• **ITEMS**
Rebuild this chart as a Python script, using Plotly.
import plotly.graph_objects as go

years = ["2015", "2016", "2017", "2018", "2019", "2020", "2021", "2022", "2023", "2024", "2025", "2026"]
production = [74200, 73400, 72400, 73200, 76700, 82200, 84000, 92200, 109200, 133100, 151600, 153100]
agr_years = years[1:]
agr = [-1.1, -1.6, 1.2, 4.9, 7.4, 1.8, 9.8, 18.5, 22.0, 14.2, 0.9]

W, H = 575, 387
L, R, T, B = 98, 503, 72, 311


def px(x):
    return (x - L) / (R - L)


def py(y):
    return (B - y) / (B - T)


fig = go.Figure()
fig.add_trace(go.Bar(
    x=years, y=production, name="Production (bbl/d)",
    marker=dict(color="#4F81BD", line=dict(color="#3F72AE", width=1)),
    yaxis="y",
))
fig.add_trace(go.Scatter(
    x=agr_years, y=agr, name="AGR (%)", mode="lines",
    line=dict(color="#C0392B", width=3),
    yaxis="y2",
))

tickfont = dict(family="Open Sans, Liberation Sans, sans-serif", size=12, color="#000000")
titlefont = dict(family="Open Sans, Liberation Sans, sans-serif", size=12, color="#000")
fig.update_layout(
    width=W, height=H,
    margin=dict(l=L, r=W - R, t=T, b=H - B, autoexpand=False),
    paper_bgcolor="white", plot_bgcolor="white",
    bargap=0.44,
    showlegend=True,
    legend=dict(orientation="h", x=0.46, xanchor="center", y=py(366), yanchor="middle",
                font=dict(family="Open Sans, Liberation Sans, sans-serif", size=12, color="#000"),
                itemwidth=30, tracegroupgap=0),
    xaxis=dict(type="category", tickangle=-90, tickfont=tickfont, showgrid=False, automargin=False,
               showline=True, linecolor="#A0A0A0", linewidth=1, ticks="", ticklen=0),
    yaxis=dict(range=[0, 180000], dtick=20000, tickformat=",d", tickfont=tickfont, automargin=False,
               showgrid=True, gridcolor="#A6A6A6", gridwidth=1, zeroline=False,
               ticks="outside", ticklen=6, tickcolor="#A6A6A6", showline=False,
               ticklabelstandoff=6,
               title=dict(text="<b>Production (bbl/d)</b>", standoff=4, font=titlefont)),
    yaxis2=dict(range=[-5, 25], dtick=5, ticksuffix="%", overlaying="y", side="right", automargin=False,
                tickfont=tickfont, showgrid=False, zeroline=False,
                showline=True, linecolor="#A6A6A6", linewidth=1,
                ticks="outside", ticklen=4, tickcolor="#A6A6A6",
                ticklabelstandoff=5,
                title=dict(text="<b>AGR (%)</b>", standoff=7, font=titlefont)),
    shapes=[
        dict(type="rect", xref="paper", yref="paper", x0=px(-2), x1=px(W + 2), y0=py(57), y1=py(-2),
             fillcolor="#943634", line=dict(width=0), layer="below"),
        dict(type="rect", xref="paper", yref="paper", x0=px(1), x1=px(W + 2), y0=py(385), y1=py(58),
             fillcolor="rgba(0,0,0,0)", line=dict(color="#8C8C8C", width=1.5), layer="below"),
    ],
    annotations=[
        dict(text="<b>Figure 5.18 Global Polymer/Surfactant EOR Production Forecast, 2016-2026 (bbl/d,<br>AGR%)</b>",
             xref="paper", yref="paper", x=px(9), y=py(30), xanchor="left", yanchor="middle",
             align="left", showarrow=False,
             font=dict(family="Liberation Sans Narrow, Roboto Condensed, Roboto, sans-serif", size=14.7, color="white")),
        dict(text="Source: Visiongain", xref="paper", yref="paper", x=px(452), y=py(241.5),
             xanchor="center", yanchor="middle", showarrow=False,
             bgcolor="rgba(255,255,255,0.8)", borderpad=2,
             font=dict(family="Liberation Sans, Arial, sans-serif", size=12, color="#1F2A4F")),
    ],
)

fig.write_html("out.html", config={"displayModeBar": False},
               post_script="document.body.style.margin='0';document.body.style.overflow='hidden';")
...
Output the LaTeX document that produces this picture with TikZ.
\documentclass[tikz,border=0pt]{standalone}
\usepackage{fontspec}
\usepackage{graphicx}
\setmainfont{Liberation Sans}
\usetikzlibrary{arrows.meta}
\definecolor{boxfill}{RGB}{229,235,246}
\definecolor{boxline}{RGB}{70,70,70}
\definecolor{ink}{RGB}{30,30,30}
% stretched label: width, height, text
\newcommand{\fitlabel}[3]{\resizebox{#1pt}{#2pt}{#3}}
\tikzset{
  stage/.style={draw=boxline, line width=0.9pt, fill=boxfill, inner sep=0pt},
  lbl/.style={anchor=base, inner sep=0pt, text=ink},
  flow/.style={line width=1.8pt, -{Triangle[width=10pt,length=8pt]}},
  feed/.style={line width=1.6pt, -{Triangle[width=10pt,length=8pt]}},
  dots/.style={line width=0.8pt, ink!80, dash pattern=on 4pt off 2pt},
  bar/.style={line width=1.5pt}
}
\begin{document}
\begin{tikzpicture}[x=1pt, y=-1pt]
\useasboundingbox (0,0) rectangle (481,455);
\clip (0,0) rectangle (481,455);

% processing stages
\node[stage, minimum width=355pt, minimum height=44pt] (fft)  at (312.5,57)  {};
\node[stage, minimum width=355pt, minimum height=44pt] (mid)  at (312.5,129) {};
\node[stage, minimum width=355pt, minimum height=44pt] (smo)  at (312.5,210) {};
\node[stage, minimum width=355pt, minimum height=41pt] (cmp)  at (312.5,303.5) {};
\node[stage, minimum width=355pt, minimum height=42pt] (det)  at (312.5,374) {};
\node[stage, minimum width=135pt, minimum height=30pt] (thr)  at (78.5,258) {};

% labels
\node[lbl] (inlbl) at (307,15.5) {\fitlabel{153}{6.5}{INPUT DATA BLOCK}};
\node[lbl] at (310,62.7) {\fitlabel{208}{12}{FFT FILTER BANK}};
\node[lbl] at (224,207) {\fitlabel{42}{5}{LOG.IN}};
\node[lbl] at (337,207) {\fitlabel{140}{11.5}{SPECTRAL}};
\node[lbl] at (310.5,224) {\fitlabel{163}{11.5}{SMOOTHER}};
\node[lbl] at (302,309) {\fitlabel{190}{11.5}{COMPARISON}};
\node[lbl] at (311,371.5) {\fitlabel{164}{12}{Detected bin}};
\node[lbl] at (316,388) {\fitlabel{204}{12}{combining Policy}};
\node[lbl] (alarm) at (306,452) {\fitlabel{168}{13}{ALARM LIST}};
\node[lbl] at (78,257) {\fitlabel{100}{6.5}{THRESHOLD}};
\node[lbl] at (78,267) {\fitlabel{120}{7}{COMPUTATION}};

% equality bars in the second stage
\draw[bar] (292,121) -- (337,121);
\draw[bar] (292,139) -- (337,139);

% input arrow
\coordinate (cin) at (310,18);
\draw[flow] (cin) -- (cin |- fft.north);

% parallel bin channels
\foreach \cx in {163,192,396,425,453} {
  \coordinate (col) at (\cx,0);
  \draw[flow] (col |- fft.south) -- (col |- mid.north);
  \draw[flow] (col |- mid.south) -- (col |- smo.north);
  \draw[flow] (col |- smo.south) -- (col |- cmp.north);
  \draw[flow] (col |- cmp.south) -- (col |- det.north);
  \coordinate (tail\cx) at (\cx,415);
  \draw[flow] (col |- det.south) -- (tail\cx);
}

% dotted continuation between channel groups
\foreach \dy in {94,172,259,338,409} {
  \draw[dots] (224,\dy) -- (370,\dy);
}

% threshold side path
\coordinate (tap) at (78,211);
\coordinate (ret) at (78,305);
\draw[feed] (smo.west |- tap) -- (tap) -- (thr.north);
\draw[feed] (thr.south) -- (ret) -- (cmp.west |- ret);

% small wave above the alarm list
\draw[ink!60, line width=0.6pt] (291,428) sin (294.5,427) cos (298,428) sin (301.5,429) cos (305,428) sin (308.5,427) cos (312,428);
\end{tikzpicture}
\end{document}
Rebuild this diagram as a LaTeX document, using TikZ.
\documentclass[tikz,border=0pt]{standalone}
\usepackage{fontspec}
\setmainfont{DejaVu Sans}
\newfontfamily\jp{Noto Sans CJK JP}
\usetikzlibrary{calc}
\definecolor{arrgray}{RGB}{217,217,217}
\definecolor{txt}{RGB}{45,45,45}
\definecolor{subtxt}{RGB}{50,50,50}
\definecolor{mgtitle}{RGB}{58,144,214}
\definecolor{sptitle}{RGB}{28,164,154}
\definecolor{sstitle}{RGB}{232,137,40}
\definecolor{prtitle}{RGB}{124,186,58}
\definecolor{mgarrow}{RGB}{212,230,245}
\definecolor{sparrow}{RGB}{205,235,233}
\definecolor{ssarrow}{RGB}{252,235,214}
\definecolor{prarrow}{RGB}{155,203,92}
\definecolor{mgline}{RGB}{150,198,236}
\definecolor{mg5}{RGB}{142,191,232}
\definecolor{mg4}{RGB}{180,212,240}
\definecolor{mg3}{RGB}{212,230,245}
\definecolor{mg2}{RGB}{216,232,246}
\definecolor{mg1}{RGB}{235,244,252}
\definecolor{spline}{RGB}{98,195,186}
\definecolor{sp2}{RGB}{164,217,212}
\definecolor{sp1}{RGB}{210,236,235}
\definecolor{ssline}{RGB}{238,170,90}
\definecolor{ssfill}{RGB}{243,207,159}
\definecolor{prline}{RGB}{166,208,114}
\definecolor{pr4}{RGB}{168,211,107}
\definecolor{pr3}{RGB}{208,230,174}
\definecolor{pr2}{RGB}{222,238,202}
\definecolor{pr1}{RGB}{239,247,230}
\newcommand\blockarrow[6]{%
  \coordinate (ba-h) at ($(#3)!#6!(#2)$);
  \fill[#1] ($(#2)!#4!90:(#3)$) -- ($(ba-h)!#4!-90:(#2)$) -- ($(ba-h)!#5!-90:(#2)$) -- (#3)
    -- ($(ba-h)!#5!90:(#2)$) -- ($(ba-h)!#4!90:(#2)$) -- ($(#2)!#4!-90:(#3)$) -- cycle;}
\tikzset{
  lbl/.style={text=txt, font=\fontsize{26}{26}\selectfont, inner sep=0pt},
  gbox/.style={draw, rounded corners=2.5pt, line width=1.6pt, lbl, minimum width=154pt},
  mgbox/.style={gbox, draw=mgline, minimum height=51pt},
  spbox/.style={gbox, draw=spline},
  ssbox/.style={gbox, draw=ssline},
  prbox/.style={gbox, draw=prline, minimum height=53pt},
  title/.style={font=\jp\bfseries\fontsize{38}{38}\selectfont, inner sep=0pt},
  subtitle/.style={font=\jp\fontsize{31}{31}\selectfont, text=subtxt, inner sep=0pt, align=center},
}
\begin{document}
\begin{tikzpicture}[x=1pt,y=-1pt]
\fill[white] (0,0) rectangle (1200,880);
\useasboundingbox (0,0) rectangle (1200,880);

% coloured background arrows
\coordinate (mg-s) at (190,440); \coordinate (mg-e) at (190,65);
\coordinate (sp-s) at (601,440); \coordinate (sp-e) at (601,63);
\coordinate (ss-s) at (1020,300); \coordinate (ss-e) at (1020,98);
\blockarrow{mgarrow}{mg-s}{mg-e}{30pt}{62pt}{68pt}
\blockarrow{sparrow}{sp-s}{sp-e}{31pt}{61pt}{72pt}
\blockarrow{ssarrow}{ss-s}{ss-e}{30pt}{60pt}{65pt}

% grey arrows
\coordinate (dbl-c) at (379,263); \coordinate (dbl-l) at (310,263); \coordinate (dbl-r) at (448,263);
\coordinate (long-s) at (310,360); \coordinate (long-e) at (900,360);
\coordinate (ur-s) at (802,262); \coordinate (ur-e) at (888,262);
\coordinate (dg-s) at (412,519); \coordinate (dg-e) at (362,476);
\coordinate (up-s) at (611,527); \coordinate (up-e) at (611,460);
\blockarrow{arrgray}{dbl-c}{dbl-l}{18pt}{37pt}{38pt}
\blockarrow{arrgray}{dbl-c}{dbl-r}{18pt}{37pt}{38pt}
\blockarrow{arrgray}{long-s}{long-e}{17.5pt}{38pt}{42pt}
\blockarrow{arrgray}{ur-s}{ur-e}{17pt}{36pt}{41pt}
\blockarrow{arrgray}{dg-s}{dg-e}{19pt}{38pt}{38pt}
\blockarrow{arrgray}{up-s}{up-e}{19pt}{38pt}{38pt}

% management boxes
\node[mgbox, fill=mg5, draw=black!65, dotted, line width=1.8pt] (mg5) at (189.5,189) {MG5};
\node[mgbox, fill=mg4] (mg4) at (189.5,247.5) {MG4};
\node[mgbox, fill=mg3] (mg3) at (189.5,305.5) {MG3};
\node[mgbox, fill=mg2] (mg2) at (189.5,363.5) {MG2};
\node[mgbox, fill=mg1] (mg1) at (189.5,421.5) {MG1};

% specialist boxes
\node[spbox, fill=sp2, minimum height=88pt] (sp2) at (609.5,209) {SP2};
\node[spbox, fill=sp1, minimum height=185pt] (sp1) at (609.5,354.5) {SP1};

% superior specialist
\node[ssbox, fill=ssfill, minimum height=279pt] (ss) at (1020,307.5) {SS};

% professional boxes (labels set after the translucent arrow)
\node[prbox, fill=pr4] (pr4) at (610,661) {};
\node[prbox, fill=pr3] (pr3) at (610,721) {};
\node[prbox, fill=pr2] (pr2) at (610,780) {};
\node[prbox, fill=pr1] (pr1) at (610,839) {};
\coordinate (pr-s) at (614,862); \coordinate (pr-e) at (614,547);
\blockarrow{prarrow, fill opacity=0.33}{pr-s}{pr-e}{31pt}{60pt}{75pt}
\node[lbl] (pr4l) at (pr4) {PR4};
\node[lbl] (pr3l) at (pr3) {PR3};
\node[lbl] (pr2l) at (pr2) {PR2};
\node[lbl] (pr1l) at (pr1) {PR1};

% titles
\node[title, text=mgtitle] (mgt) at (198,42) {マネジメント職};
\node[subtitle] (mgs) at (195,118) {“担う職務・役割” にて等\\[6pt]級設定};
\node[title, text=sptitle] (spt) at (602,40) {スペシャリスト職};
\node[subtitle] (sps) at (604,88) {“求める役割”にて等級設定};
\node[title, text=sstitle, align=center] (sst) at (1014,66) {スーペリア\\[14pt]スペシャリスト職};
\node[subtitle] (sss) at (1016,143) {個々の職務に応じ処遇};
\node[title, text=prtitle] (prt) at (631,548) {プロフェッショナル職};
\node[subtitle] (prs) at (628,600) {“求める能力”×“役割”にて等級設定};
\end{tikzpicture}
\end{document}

• **EXERCISE REQUIREMENTS**
Starting at the line that holds "Rebuild this chart", copy each line exactly and stop after the line that holds "import plotly.graph_objects as go".

• **TASK ANSWER**
Rebuild this chart as a Python script, using Plotly.
import plotly.graph_objects as go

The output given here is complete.